After my Renegade Lunch Lady blog entry, Emily asked, “What I want to know is what can I specifically do in my area?” She refers to turning nutrition around in the institutions that serve our children. Especially schools. And any organizations that outreach to families.
Well, there are macro issues–for the community organizers and big thinkers. And there are micro issues, for those who just want to take a small task in their local area. ALL these ideas are good ones, and you can start with JUST ONE if you like.
I don’t pretend to have all the answers although I have done most of the things on my list below. So readers, please look deep and tell me,
What have you done?
What have you seen others do?
What do you see that needs doing in your community?
Talk to a state legislator and find out local laws, and start the grassroots movement towards good legislation. Find the legislator who wants to sponsor a bill and work with him/her.
Talk to your elementary, jr. high or high school principal about school policy. Propose one. Enlist the help of other parents, finding out what they’ll support. Start a petition.
Help your school (esp. private and charter schools) find a high-nutrition option for school lunch vending.
Petition to get rid of junk food vending.
Sign Jamie Oliver’s petition for healthier school lunches here:
Make a veggie platter for your child’s school holiday party.
Go into the classroom and teach a little class about gardening, and get their hands in the dirt. Plant in little pots in the windowsill if planting outside isn’t an option.
Teach kids where food comes from. You think they know but they don’t!

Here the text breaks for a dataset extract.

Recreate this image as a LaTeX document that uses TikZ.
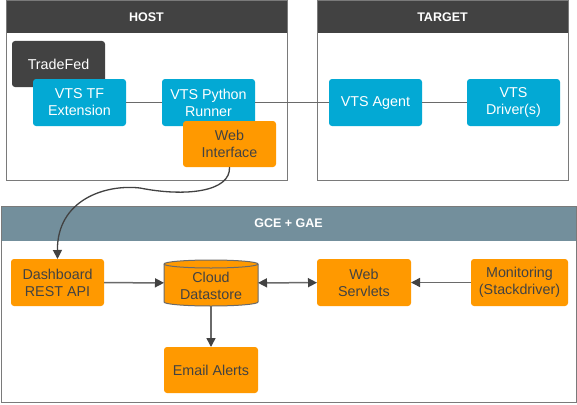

Go into the classroom and do a green smoothie demo with samples. (Teachers will love it.) Talk about the power of green foods with chlorophyll, the “blood” of plants.
Do a tasting involving veggies and fruits, dips like yogurt or hummus or a roasted veggie spread on whole-grain crackers. Talk about why these foods are better for you than junk like
Cheetos and sodas and cookies. PRAISE children for their good choices and open-mindedness as they taste and express their opinions.
Other ideas, please share them. We have some rockstar parents who read this blog and are bucking national trends, so tell us what you do in your child’s classroom.